#### [DATA EXTRACT]

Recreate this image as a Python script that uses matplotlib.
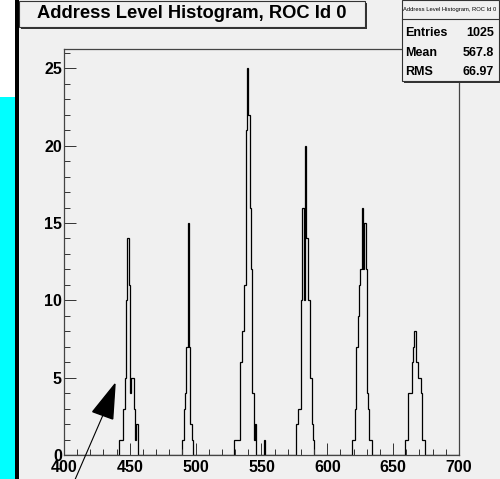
import numpy as np
import matplotlib
matplotlib.use("Agg")
import matplotlib.pyplot as plt
from matplotlib.patches import Rectangle, Polygon
from matplotlib.lines import Line2D
from matplotlib.ticker import MultipleLocator

plt.rcParams["font.family"] = ["Liberation Sans", "DejaVu Sans"]
plt.rcParams["font.weight"] = "bold"

# histogram contents, 1 bin per address unit (400..700)
peak1_start = 442
peak1 = [1, 1, 1, 3, 5, 10, 14, 11, 4, 5, 5, 3, 1, 2]
peak2_start = 490
peak2 = [1, 3, 4, 7, 15, 7, 2, 1]
peak3_start = 529
peak3 = [1, 1, 1, 1, 1, 6, 8, 8, 11, 21, 25, 22, 16, 12, 4, 1, 2]
peak4_start = 576
peak4 = [2, 2, 3, 3, 10, 16, 10, 20, 14, 10, 10, 5, 2, 1]
peak5_start = 619
peak5 = [1, 1, 3, 7, 9, 11, 12, 16, 12, 15, 12, 4, 3, 1, 1]
peak6_start = 659
peak6 = [1, 1, 4, 4, 4, 6, 7, 8, 6, 6, 5, 5, 4, 1, 1]
single_bins = [552]
single_counts = [1]

title = "Address Level Histogram, ROC Id 0"
stat_names = ["Entries", "Mean", "RMS"]
stat_values = ["1025", "567.8", "66.97"]

W, H = 500, 479
BG = "#f0f0f0"


def fx(px):
    return px / W


def fy(py):
    return 1 - py / H


edges = np.arange(400, 701)
counts = np.zeros(len(edges) - 1)
for start, vals in [(peak1_start, peak1), (peak2_start, peak2), (peak3_start, peak3),
                    (peak4_start, peak4), (peak5_start, peak5), (peak6_start, peak6)]:
    counts[start - 400:start - 400 + len(vals)] = vals
for b, c in zip(single_bins, single_counts):
    counts[b - 400] = c

fig = plt.figure(figsize=(W / 100, H / 100), dpi=100, facecolor=BG)

# left side decoration (cut-off neighbour window)
fig.add_artist(Rectangle((0, 0), fx(15), 1 - 97 / H, transform=fig.transFigure,
                         facecolor="#00ffff", edgecolor="none"))
fig.add_artist(Rectangle((0, fy(97)), fx(15), 97 / H, transform=fig.transFigure,
                         facecolor="white", edgecolor="none"))
fig.add_artist(Rectangle((fx(15), 0), fx(3.5), 1, transform=fig.transFigure,
                         facecolor="black", edgecolor="none"))

ax = fig.add_axes([fx(64), 1 - 455 / H, 395 / W, 406 / H])
ax.set_facecolor(BG)
ax.stairs(counts, edges, color="black", lw=0.9, baseline=0)
ax.set_xlim(400, 700)
ax.set_ylim(0, 26.25)
ax.set_xticks(np.arange(400, 701, 50))
ax.set_yticks(np.arange(0, 26, 5))
ax.xaxis.set_minor_locator(MultipleLocator(10))
ax.yaxis.set_minor_locator(MultipleLocator(1))
ax.tick_params(which="both", direction="in", top=False, right=False,
               color="#333333", width=0.7, labelsize=11.5)
ax.tick_params(which="major", length=8.6)
ax.tick_params(which="minor", length=4.3)
ax.tick_params(axis="x", pad=3.5)
ax.tick_params(axis="y", pad=1.5)
for s in ax.spines.values():
    s.set_color("#444444")
    s.set_linewidth(0.9)

# title box with shadow
fig.add_artist(Rectangle((fx(21), fy(28.5)), fx(346), 25 / H, transform=fig.transFigure,
                         facecolor="#333333", edgecolor="none"))
fig.add_artist(Rectangle((fx(19), fy(26.5)), fx(346), 25 / H, transform=fig.transFigure,
                         facecolor=BG, edgecolor="#333333", lw=0.8))
fig.text(fx(192), fy(14), title, fontsize=13.2, ha="center", va="center")

# stats box with shadow
fig.add_artist(Rectangle((fx(403.5), fy(82.5)), fx(98), 81 / H, transform=fig.transFigure,
                         facecolor="#333333", edgecolor="none"))
fig.add_artist(Rectangle((fx(401.5), fy(80.5)), fx(97), 81 / H, transform=fig.transFigure,
                         facecolor=BG, edgecolor="#333333", lw=0.8))
fig.add_artist(Line2D([fx(401.5), fx(498.5)], [fy(19), fy(19)], transform=fig.transFigure,
                      color="#333333", lw=0.8))
fig.text(fx(450), fy(10), title, fontsize=4.2, ha="center", va="center", fontweight="normal")
for i, (name, val) in enumerate(zip(stat_names, stat_values)):
    yy = fy(33 + 19.5 * i)
    fig.text(fx(405), yy, name, fontsize=9, ha="left", va="center")
    fig.text(fx(494), yy, val, fontsize=9, ha="right", va="center")

# pointer arrow
fig.add_artist(Line2D([fx(74), fx(103)], [fy(482), fy(415)], transform=fig.transFigure,
                      color="black", lw=0.8))
fig.add_artist(Polygon([(fx(115), fy(384)), (fx(92.7), fy(411.7)), (fx(112.7), fy(419))],
                       closed=True, transform=fig.transFigure,
                       facecolor="black", edgecolor="black"))

fig.savefig("out.png", dpi=100, facecolor=BG)
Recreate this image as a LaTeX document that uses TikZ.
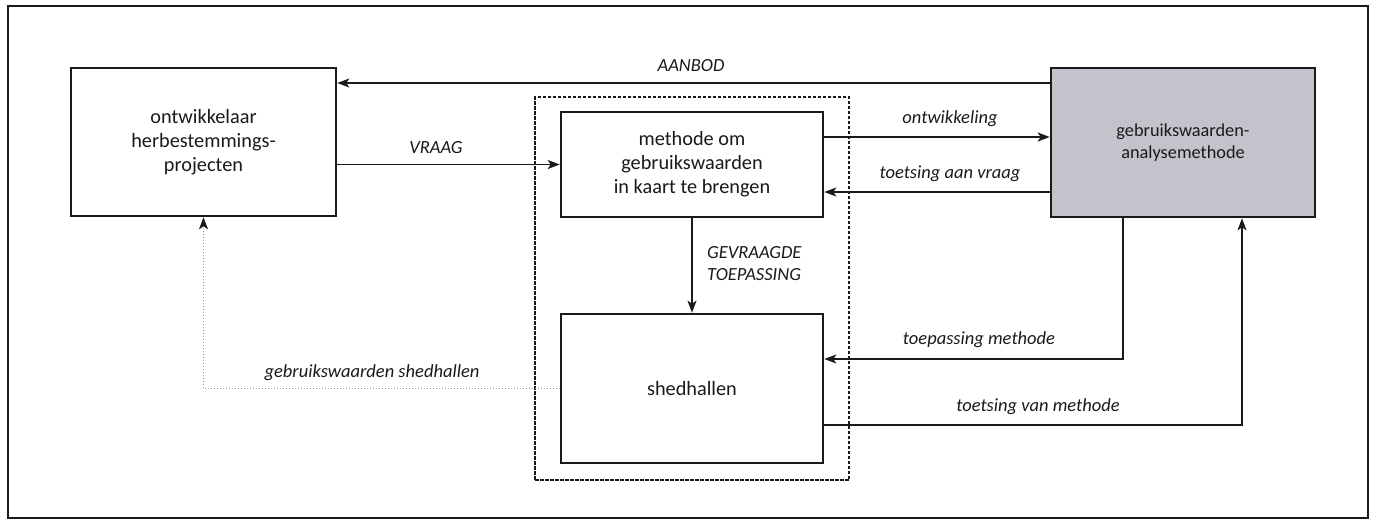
\documentclass[tikz,border=0pt]{standalone}
\usepackage{fontspec}
\setmainfont{Carlito}
\usetikzlibrary{arrows.meta}
\definecolor{ink}{HTML}{1A1A1A}
\definecolor{boxgray}{RGB}{194,195,203}
\definecolor{dotgray}{RGB}{150,150,150}
\begin{document}
\begin{tikzpicture}[x=1pt,y=-1pt,
  every node/.style={text=ink},
  block/.style={draw=ink, line width=2.6pt, inner sep=0pt, align=center,
                font=\fontsize{20.3}{24}\selectfont},
  lbl/.style={font=\fontsize{18.5}{22}\selectfont\itshape, inner sep=0pt},
  flow/.style={draw=ink, line width=1.5pt, -{Stealth[length=12pt,width=9pt,inset=3pt]}},
  feedback/.style={draw=dotgray, line width=1pt, dotted,
                   -{Stealth[length=12pt,width=9pt,inset=3pt,color=ink]}},
  group/.style={draw=ink, line width=1.2pt, dash pattern=on 3.5pt off 1.5pt, inner sep=0pt}
]
\useasboundingbox (0,0) rectangle (1374,523);
\fill[white] (0,0) rectangle (1374,523);

% outer frame
\node[draw=ink, line width=2pt, minimum width=1360pt, minimum height=512pt, inner sep=0pt]
  (frame) at (688,262) {};

% blocks
\node[block, minimum width=265pt, minimum height=148pt] (dev) at (203.5,142)
  {ontwikkelaar\\herbestemmings-\\projecten};
\node[group, minimum width=314pt, minimum height=383pt] (grp) at (692,288.5) {};
\node[block, minimum width=262pt, minimum height=105pt] (meth) at (692,164.5)
  {methode om\\gebruikswaarden\\in kaart te brengen};
\node[block, minimum width=262pt, minimum height=149pt] (shed) at (692,388.5) {shedhallen};
\node[block, fill=boxgray, minimum width=264pt, minimum height=149pt,
      font=\fontsize{18.3}{22}\selectfont] (tool) at (1183,142.5)
  {gebruikswaarden-\\analysemethode};

% connectors
\draw[flow] (tool.west |- 0,83) -- (dev.east |- 0,83);
\draw[flow] (dev.east |- meth.west) -- (meth.west);
\draw[flow] (meth.east |- 0,137) -- (tool.west |- 0,137);
\draw[flow] (tool.west |- 0,192) -- (meth.east |- 0,192);
\draw[flow] (meth.south) -- (shed.north);
\draw[flow] (tool.south -| 1123,0) |- (shed.east |- 0,359);
\draw[flow] (shed.east |- 0,425) -| (tool.south -| 1242,0);
\draw[feedback] (shed.west) -| (dev.south);

% labels
\node[lbl] (lAanbod) at (691,66) {AANBOD};
\node[lbl] (lVraag) at (436,148) {VRAAG};
\node[lbl] (lOntw) at (950,119) {ontwikkeling};
\node[lbl] (lToetsV) at (950,174) {toetsing aan vraag};
\node[lbl, anchor=west, align=left] (lGevr) at (707,264) {GEVRAAGDE\\TOEPASSING};
\node[lbl] (lToep) at (979,340) {toepassing methode};
\node[lbl] (lToetsM) at (1038,407) {toetsing van methode};
\node[lbl] (lGebr) at (372,373) {gebruikswaarden shedhallen};
\end{tikzpicture}
\end{document}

#### [EXERCISE DESCRIPTION]
Reproduce the material above exactly, first line through the line that contains "from matplotlib.ticker import MultipleLocator", minus the pictures.

#### [SOLUTION TO THIS EXERCISE]
Recreate this image as a Python script that uses matplotlib.
import numpy as np
import matplotlib
matplotlib.use("Agg")
import matplotlib.pyplot as plt
from matplotlib.patches import Rectangle, Polygon
from matplotlib.lines import Line2D
from matplotlib.ticker import MultipleLocator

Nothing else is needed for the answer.